La “cultura” del tartufo candidata come patrimonio immateriale Unesco
SPECIALE SALONE DEL GUSTO. Il tartufo è cultura, non solo un gioiello gastronomico della nostra terra. E’ questa la motivazione principale che ha spinto l’Associazione nazionale Città del Tartufo, nata ad Alba nel 1990 e composta attualmente da 50 iscritti, a candidarlo come patrimonio immateriale dell’umanità dell’Unesco. L’obiettivo della candidatura è proprio quello di certificare e formalizzare, difendere e tramandare il “mito del tartufo”, non solo come frutto dall’inestimabile valore, ma simbolo di una storia di rapporti tra uomo, natura, animale e tradizioni.
Accanto alla valorizzazione dei patrimoni materiali dell’umanità, infatti, l’Unesco nel 2003 ha redatto la prima lista mondiali dei patrimoni culturali orali e immateriali, definiti come “le prassi, le rappresentazioni, le espressioni, le conoscenze, il know-how- come pure gli strumenti, gli oggetti, i manufatti e gli spazi culturali associati agli stessi”.
Il tartufo può quindi rientrare a pieno titolo in questo profilo. Dietro alla spolverata con cui siamo soliti arricchire i tajarin, la carne cruda o l’uovo, infatti, c’è un mondo fatto di conoscenze orali e gestuali, di pratiche e tradizioni tramandate di generazione in generazione, di storie di persone e di interi popoli che attraversano trasversalmente il nostro paese nel corso dei secoli, dal Piemonte alla Toscana, dalla Lombardia all’Umbria, fino alla Campania.

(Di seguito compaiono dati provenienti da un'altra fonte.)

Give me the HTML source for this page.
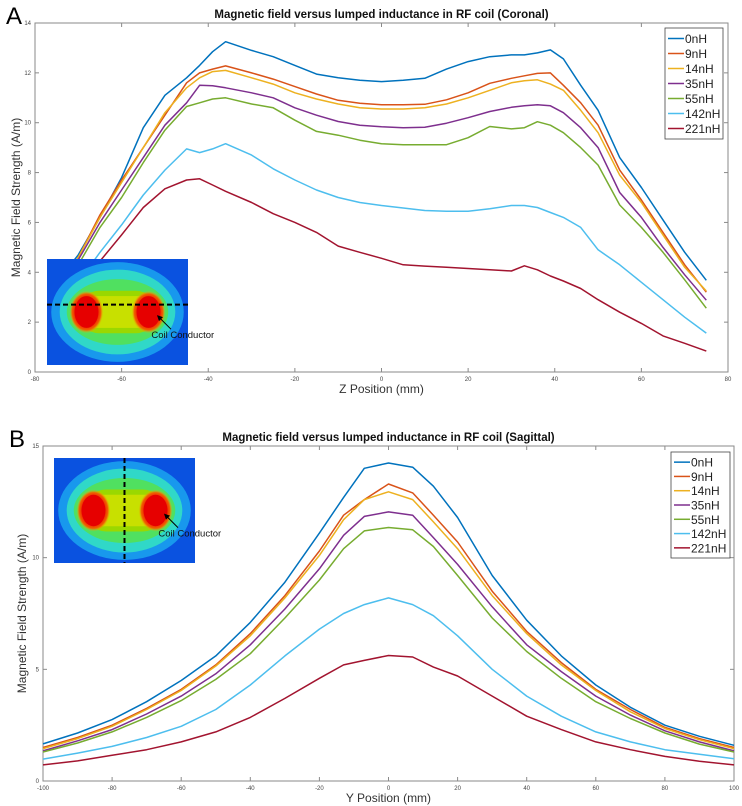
<!DOCTYPE html>
<html><head><meta charset="utf-8">
<style>
body{margin:0;background:#fff;width:742px;height:806px;overflow:hidden;font-family:"Liberation Sans",sans-serif}
svg{position:absolute;left:0;top:0}
</style></head>
<body>
<svg id="chart" width="742" height="806" viewBox="0 0 742 806" xmlns="http://www.w3.org/2000/svg">
<defs>
<radialGradient id="halo" cx="50%" cy="50%" r="50%">
<stop offset="0" stop-color="#b8e400"/><stop offset="0.55" stop-color="#7ed800"/><stop offset="0.75" stop-color="#20d8a0"/><stop offset="1" stop-color="#20a8e8" stop-opacity="0"/>
</radialGradient>
<radialGradient id="hot" cx="50%" cy="50%" r="50%">
<stop offset="0" stop-color="#e80000"/><stop offset="0.6" stop-color="#ee1000"/><stop offset="0.85" stop-color="#f06000"/><stop offset="1" stop-color="#e8c000" stop-opacity="0"/>
</radialGradient>
</defs>
</svg>
<script>
// ---- Data: panel A (coronal) ----
const zPos = [-75,-70,-65,-60,-55,-50,-45,-42,-39,-36,-30,-25,-20,-15,-10,-5,0,5,10,15,20,25,30,33,36,39,42,46,50,55,60,65,70,75];
const a0 = [3.6,4.7,6.2,7.8,9.8,11.1,11.8,12.3,12.85,13.25,12.9,12.65,12.3,11.95,11.8,11.7,11.65,11.7,11.78,12.15,12.45,12.65,12.72,12.72,12.8,12.92,12.56,11.5,10.5,8.6,7.4,6.1,4.8,3.68];
const a9 = [3.2,4.6,6.3,7.7,9.0,10.3,11.6,12.0,12.15,12.28,12.0,11.75,11.45,11.15,10.9,10.78,10.72,10.72,10.74,10.92,11.2,11.58,11.78,11.88,11.98,12.0,11.5,10.8,9.9,8.1,6.9,5.6,4.3,3.2];
const a14 = [3.2,4.6,6.2,7.6,9.0,10.4,11.4,11.8,12.05,12.1,11.8,11.55,11.2,10.95,10.75,10.6,10.55,10.55,10.6,10.75,11.0,11.3,11.6,11.68,11.72,11.55,11.3,10.5,9.6,7.9,6.8,5.5,4.2,3.25];
const a35 = [3.0,4.5,6.0,7.3,8.6,9.9,10.8,11.5,11.48,11.4,11.2,11.0,10.6,10.3,10.05,9.9,9.84,9.8,9.82,9.98,10.2,10.45,10.62,10.68,10.72,10.68,10.4,9.8,9.0,7.2,6.2,5.0,3.9,2.88];
const a55 = [2.8,4.3,5.8,7.0,8.4,9.7,10.65,10.8,10.95,11.0,10.75,10.6,10.1,9.65,9.5,9.3,9.16,9.12,9.12,9.12,9.4,9.85,9.75,9.8,10.04,9.9,9.6,9.0,8.3,6.7,5.8,4.8,3.7,2.56];
const a142 = [2.6,3.6,4.8,5.9,7.1,8.1,8.95,8.8,8.95,9.16,8.7,8.15,7.7,7.3,7.0,6.8,6.68,6.58,6.48,6.45,6.45,6.55,6.68,6.68,6.6,6.4,6.2,5.8,4.9,4.3,3.6,2.9,2.2,1.56];
const a221 = [2.3,3.4,4.45,5.5,6.6,7.35,7.7,7.75,7.5,7.25,6.8,6.35,6.0,5.6,5.05,4.8,4.56,4.3,4.25,4.2,4.15,4.1,4.05,4.26,4.1,3.85,3.65,3.35,2.9,2.4,1.95,1.45,1.15,0.84];
const aXTicks = [-80,-60,-40,-20,0,20,40,60,80];
const aYTicks = [0,2,4,6,8,10,12,14];
// ---- Data: panel B (sagittal) ----
const yPos = [-100,-90,-80,-70,-60,-50,-40,-30,-20,-13,-7,0,7,13,20,30,40,50,60,70,80,90,100];
const b0 = [1.66,2.15,2.75,3.55,4.5,5.6,7.1,8.9,11.1,12.7,14.0,14.24,14.05,13.2,11.8,9.2,7.2,5.6,4.3,3.3,2.5,2.0,1.6];
const b9 = [1.5,1.95,2.5,3.25,4.1,5.2,6.6,8.3,10.3,11.9,12.6,13.3,12.9,11.9,10.7,8.5,6.7,5.3,4.1,3.2,2.4,1.9,1.5];
const b14 = [1.45,1.9,2.45,3.2,4.05,5.15,6.5,8.2,10.1,11.7,12.6,12.95,12.6,11.6,10.4,8.3,6.6,5.2,4.05,3.1,2.35,1.85,1.45];
const b35 = [1.35,1.8,2.3,3.0,3.8,4.8,6.1,7.7,9.5,11.0,11.85,12.05,11.9,10.9,9.7,7.8,6.1,4.9,3.8,2.95,2.25,1.75,1.35];
const b55 = [1.3,1.7,2.2,2.85,3.6,4.55,5.7,7.3,9.0,10.4,11.2,11.35,11.25,10.5,9.2,7.3,5.8,4.6,3.55,2.8,2.15,1.65,1.3];
const b142 = [0.98,1.25,1.55,1.95,2.45,3.2,4.3,5.6,6.8,7.5,7.9,8.2,7.9,7.4,6.5,5.0,3.8,2.9,2.2,1.75,1.4,1.2,1.0];
const b221 = [0.72,0.9,1.15,1.4,1.75,2.2,2.85,3.7,4.6,5.2,5.4,5.62,5.55,5.1,4.7,3.8,2.9,2.3,1.75,1.4,1.1,0.88,0.72];
const bXTicks = [-100,-80,-60,-40,-20,0,20,40,60,80,100];
const bYTicks = [0,5,10,15];
const seriesNames = ["0nH","9nH","14nH","35nH","55nH","142nH","221nH"];
const colors = ["#0072BD","#D95319","#EDB120","#7E2F8E","#77AC30","#4DBEEE","#A2142F"];

const svg = document.getElementById('chart');
const NS = 'http://www.w3.org/2000/svg';
function mk(tag, attrs, parent){const e=document.createElementNS(NS,tag);for(const k in attrs)e.setAttribute(k,attrs[k]);(parent||svg).appendChild(e);return e;}

function panel(cfg){
  const g = mk('g',{});
  
  
  const {L,R,T,B,xmin,xmax,ymin,ymax} = cfg;
  const sx = v => L + (v - xmin) / (xmax - xmin) * (R - L);
  const sy = v => B - (v - ymin) / (ymax - ymin) * (B - T);
  const box = mk('rect',{x:L,y:T,width:R-L,height:B-T,fill:'#fff',stroke:'#8a8a8a','stroke-width':1},g);
  
  
  cfg.xTicks.forEach(t=>{
    const x=sx(t);
    mk('line',{x1:x,y1:B,x2:x,y2:B-4,stroke:'#8a8a8a'},g);
    mk('line',{x1:x,y1:T,x2:x,y2:T+4,stroke:'#8a8a8a'},g);
    const tl=mk('text',{x:x,y:B+9,'font-size':6,'text-anchor':'middle',fill:'#444'},g);
    tl.textContent=t;
    
    
  });
  cfg.yTicks.forEach(t=>{
    const y=sy(t);
    mk('line',{x1:L,y1:y,x2:L+4,y2:y,stroke:'#8a8a8a'},g);
    mk('line',{x1:R,y1:y,x2:R-4,y2:y,stroke:'#8a8a8a'},g);
    const tl=mk('text',{x:L-4,y:y+2,'font-size':6,'text-anchor':'end',fill:'#444'},g);
    tl.textContent=t;
    
    
  });
  cfg.series.forEach((s,i)=>{
    const pts = cfg.xs.map((x,j)=>sx(x).toFixed(1)+','+sy(s[j]).toFixed(1)).join(' ');
    const pl = mk('polyline',{points:pts,fill:'none',stroke:colors[i],'stroke-width':1.5,'stroke-linejoin':'round'},g);
    
    
  });
  // legend
  const lg = mk('g',{},g);
  
  
  const [lx,ly,lw,lh]=cfg.legend;
  mk('rect',{x:lx,y:ly,width:lw,height:lh,fill:'#fff',stroke:'#444','stroke-width':0.8},lg);
  const step = (lh-6)/7;
  seriesNames.forEach((n,i)=>{
    const yy = ly+3+step*(i+0.5);
    mk('line',{x1:lx+3,y1:yy,x2:lx+19,y2:yy,stroke:colors[i],'stroke-width':1.5},lg);
    const t=mk('text',{x:lx+20,y:yy+4.5,'font-size':12,fill:'#222'},lg);
    t.textContent=n;
    
    
  });
  // title and axis labels
  const tt=mk('text',{x:(L+R)/2,y:T-5,'font-size':11.5,'font-weight':'bold','text-anchor':'middle',fill:'#111'},g);
  tt.textContent=cfg.title;
  
  
  const xl=mk('text',{x:(L+R)/2,y:B+21,'font-size':12,'text-anchor':'middle',fill:'#333'},g);
  xl.textContent=cfg.xlabel;
  
  
  const yc=(T+B)/2;
  const yl=mk('text',{x:cfg.ylx,y:yc,'font-size':12,'text-anchor':'middle',fill:'#333',transform:`rotate(-90 ${cfg.ylx} ${yc})`},g);
  yl.textContent='Magnetic Field Strength (A/m)';
  
  
  const pl=mk('text',{x:cfg.letter[0],y:cfg.letter[1],'font-size':24,fill:'#000'},g);
  pl.textContent=cfg.letterText;
  
  
}

function inset(x,y,w,h,vertical){
  const g=mk('g',{});
  
  
  mk('rect',{x:x,y:y,width:w,height:h,fill:'#0a52e0'},g);
  mk('ellipse',{cx:x+w*0.5,cy:y+h*0.5,rx:w*0.47,ry:h*0.47,fill:'#1aa0ee',opacity:0.9},g);
  mk('ellipse',{cx:x+w*0.5,cy:y+h*0.5,rx:w*0.41,ry:h*0.4,fill:'#30d8c8'},g);
  mk('ellipse',{cx:x+w*0.5,cy:y+h*0.5,rx:w*0.36,ry:h*0.31,fill:'#50e060'},g);
  mk('rect',{x:x+w*0.22,y:y+h*0.3,width:w*0.56,height:h*0.4,rx:h*0.2,fill:'#9ad800'},g);
  mk('rect',{x:x+w*0.32,y:y+h*0.35,width:w*0.36,height:h*0.3,fill:'#c8e000'},g);
  mk('ellipse',{cx:x+w*0.28,cy:y+h*0.5,rx:w*0.12,ry:h*0.2,fill:'url(#hot)'},g);
  mk('ellipse',{cx:x+w*0.72,cy:y+h*0.5,rx:w*0.12,ry:h*0.2,fill:'url(#hot)'},g);
  mk('ellipse',{cx:x+w*0.28,cy:y+h*0.5,rx:w*0.085,ry:h*0.15,fill:'#e60000'},g);
  mk('ellipse',{cx:x+w*0.72,cy:y+h*0.5,rx:w*0.085,ry:h*0.15,fill:'#e60000'},g);
  if(vertical){
    mk('line',{x1:x+w*0.5,y1:y,x2:x+w*0.5,y2:y+h,stroke:'#000','stroke-width':2,'stroke-dasharray':'5,3'},g);
  } else {
    mk('line',{x1:x,y1:y+h*0.43,x2:x+w,y2:y+h*0.43,stroke:'#000','stroke-width':2,'stroke-dasharray':'5,3'},g);
  }
  const ax=x+w*0.78, ay=y+h*0.53;
  mk('line',{x1:ax+14,y1:ay+14,x2:ax+2,y2:ay+2,stroke:'#000','stroke-width':1},g);
  mk('polygon',{points:`${ax},${ay} ${ax+6},${ay+2} ${ax+2},${ay+6}`,fill:'#000'},g);
  const t=mk('text',{x:x+w*0.74,y:ay+23,'font-size':9.5,fill:'#111'},g);
  t.textContent='Coil Conductor';
  
  
}

panel({name:'coronal-chart',L:35,R:728,T:23,B:372,xmin:-80,xmax:80,ymin:0,ymax:14,
  xTicks:aXTicks,yTicks:aYTicks,xs:zPos,series:[a0,a9,a14,a35,a55,a142,a221],
  legend:[665,28,58,111],title:'Magnetic field versus lumped inductance in RF coil (Coronal)',
  xlabel:'Z Position (mm)',ylx:20,letter:[6,24],letterText:'A'});
inset(47,259,141,106,false);

panel({name:'sagittal-chart',L:43,R:734,T:446,B:781,xmin:-100,xmax:100,ymin:0,ymax:15,
  xTicks:bXTicks,yTicks:bYTicks,xs:yPos,series:[b0,b9,b14,b35,b55,b142,b221],
  legend:[671,452,59,106],title:'Magnetic field versus lumped inductance in RF coil (Sagittal)',
  xlabel:'Y Position (mm)',ylx:26,letter:[9,447],letterText:'B'});
inset(54,458,141,105,true);
</script>
</body></html>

Il lavoro del Centro Nazionale Studi Tartufo e dell’Associazione Nazionale Città del Tartufo, (coadiuvati da partner scientifici del calibro dell’Università di Scienze Gastronomiche e dall’Università di Siena), per portare avanti la candidatura, è stato proprio quello di far rivivere questa identità e valorizzarla, attraverso ricerche etnografiche, interviste e attente documentazioni.
“La tradizione della raccolta del tartufo bianco, spontaneo e di libera ricerca, è un prodotto culturale nazionale, lo si fa in tutta Italia, pur con declinazioni tradizionali diverse da luogo a luogo” – hanno sottolineato Antonio Degiacomi, Presidente del Centro Nazionale Studi tartufo e Michele Boscagli, Presidente dell’Associazione Città del Tartufo – “A partire dalla cultura del tartufo che ci proviene dalla tradizioni vorremmo che si rinnovasse e aumentasse la coscienza della necessità di difendere il patrimonio naturale. E’ un aspetto strategico per il futuro del prodotto e delle terre che lo generano e che la candidatura può favorire”.
“La candidatura del tartufo a patrimonio immateriale Unesco ha un’importanza rilevante in termini di ampiezza territoriale” – ha precisato l’assessore alla cultura e al turismo della Regione Piemonte, Antonella Parigi – “le regioni coinvolte sono tredici e condividono gli stessi valori culturali che sottendono al riconoscimento del tartufo come simbolo di unicità e contemporaneamente di unità nazionale. E’ grande la soddisfazione per il contributo messo a disposizione dal territorio piemontese, forte della sua tradizione e dell’attività di ricerca: l’Università di Scienze Gastronomiche di Pollenzo e la Fiera del tartufo bianco di Alba sono eccellenze internazionali”.